--- Begin COLLECTED DATA ---

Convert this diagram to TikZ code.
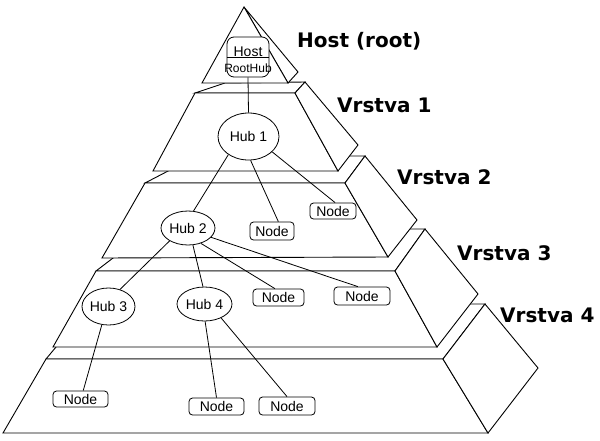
\documentclass[tikz,border=0pt]{standalone}
\usepackage{fontspec}
\setmainfont{Liberation Sans}
\newfontfamily\lblfont{DejaVu Sans}
\usetikzlibrary{shapes.geometric}
\begin{document}
\begin{tikzpicture}[x=1pt,y=-1pt,
  face/.style={draw=black,fill=white,line width=0.9pt,line join=miter},
  hub/.style={ellipse,draw=black,fill=white,line width=0.8pt,inner sep=0pt,font=\fontsize{14}{16}\selectfont},
  nodebox/.style={rectangle,rounded corners=3.5pt,draw=black,fill=white,line width=0.8pt,inner sep=0pt,font=\fontsize{14}{16}\selectfont},
  link/.style={draw=black,line width=0.8pt},
  lbl/.style={anchor=base west,inner sep=0pt,font=\lblfont\bfseries\fontsize{20}{24}\selectfont}]
\useasboundingbox[fill=white] (0,0) rectangle (600,440);

% Layer 4 (bottom)
\draw[face] (46,359) -- (92,304) -- (485,304) -- (443,359) -- cycle;
\draw[face] (46,359) -- (443,359) -- (488,433) -- (3,433) -- cycle;
\draw[face] (443,359) -- (485,304) -- (538,368) -- (488,433) -- cycle;
% Layer 3
\draw[face] (96,271) -- (151,229) -- (425,229) -- (395,271) -- cycle;
\draw[face] (96,271) -- (395,271) -- (437,347) -- (53,347) -- cycle;
\draw[face] (395,271) -- (425,229) -- (478,294) -- (437,347) -- cycle;
% Layer 2
\draw[face] (145,183) -- (197,156) -- (365,156) -- (345,183) -- cycle;
\draw[face] (145,183) -- (345,183) -- (388,257) -- (102,258) -- cycle;
\draw[face] (345,183) -- (365,156) -- (417,220) -- (388,257) -- cycle;
% Layer 1
\draw[face] (195,93) -- (225,83) -- (305,82) -- (295,93) -- cycle;
\draw[face] (195,93) -- (295,93) -- (338,171) -- (153,171) -- cycle;
\draw[face] (295,93) -- (305,82) -- (358,145) -- (338,171) -- cycle;
% Tip
\draw[face] (244,7) -- (298,72) -- (288,83) -- cycle;
\draw[face] (244,7) -- (288,83) -- (202,83) -- cycle;

% Host box
\node[draw=black,fill=white,rounded corners=7pt,minimum width=42pt,minimum height=40pt,line width=0.8pt,inner sep=0pt] (host) at (248,57) {};
\draw[link] (host.west) -- (host.east);
\node[anchor=base,inner sep=0pt,font=\fontsize{14}{16}\selectfont] (hosttxt) at (248,56) {Host};
\node[anchor=base,inner sep=0pt,font=\fontsize{12}{14}\selectfont] (roottxt) at (248,72) {RootHub};

% Hubs
\node[hub,minimum width=61pt,minimum height=47pt] (hub1) at (248.5,136.5) {Hub 1};
\node[hub,minimum width=54pt,minimum height=34pt] (hub2) at (188,228) {Hub 2};
\node[hub,minimum width=53pt,minimum height=37pt] (hub3) at (108.5,306.5) {Hub 3};
\node[hub,minimum width=55pt,minimum height=34pt] (hub4) at (204.5,304) {Hub 4};

% Nodes
\node[nodebox,minimum width=44pt,minimum height=18pt] (nb1) at (272,231) {Node};
\node[nodebox,minimum width=46pt,minimum height=16pt] (nb2) at (333,211) {Node};
\node[nodebox,minimum width=51pt,minimum height=17pt] (nc1) at (278.5,297.5) {Node};
\node[nodebox,minimum width=56pt,minimum height=18pt] (nc2) at (362,296) {Node};
\node[nodebox,minimum width=55pt,minimum height=16pt] (nd1) at (80.5,399) {Node};
\node[nodebox,minimum width=55pt,minimum height=17pt] (nd2) at (216.5,406.5) {Node};
\node[nodebox,minimum width=56pt,minimum height=18pt] (nd3) at (287,406) {Node};

% Connectors
\draw[link] (host.south) -- (hub1.north);
\draw[link] (hub1.222.8) -- (hub2.72.6);
\draw[link] (hub1.275) -- (nb1.56);
\draw[link] (hub1.-33) -- (nb2.76);
\draw[link] (hub2.215.5) -- (hub3.56.7);
\draw[link] (hub2.286) -- (hub4.95);
\draw[link] (hub2.-50.5) -- (nc1.112);
\draw[link] (hub2.-22.6) -- (nc2.114);
\draw[link] (hub3.250.6) -- (nd1.72.6);
\draw[link] (hub4.272) -- (nd2.90);
\draw[link] (hub4.-40) -- (nd3.90);

% Labels
\node[lbl] (lhost) at (297,47) {Host (root)};
\node[lbl] (l1) at (337,112) {Vrstva 1};
\node[lbl] (l2) at (397,184) {Vrstva 2};
\node[lbl] (l3) at (457,260) {Vrstva 3};
\node[lbl] (l4) at (500,322) {Vrstva 4};
\end{tikzpicture}
\end{document}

--- End COLLECTED DATA ---

Leave out the pictures and repeat the lines from the start of the material through the line with "(0,0) rectangle (600,440);", inclusive.

Convert this diagram to TikZ code.
\documentclass[tikz,border=0pt]{standalone}
\usepackage{fontspec}
\setmainfont{Liberation Sans}
\newfontfamily\lblfont{DejaVu Sans}
\usetikzlibrary{shapes.geometric}
\begin{document}
\begin{tikzpicture}[x=1pt,y=-1pt,
  face/.style={draw=black,fill=white,line width=0.9pt,line join=miter},
  hub/.style={ellipse,draw=black,fill=white,line width=0.8pt,inner sep=0pt,font=\fontsize{14}{16}\selectfont},
  nodebox/.style={rectangle,rounded corners=3.5pt,draw=black,fill=white,line width=0.8pt,inner sep=0pt,font=\fontsize{14}{16}\selectfont},
  link/.style={draw=black,line width=0.8pt},
  lbl/.style={anchor=base west,inner sep=0pt,font=\lblfont\bfseries\fontsize{20}{24}\selectfont}]
\useasboundingbox[fill=white] (0,0) rectangle (600,440);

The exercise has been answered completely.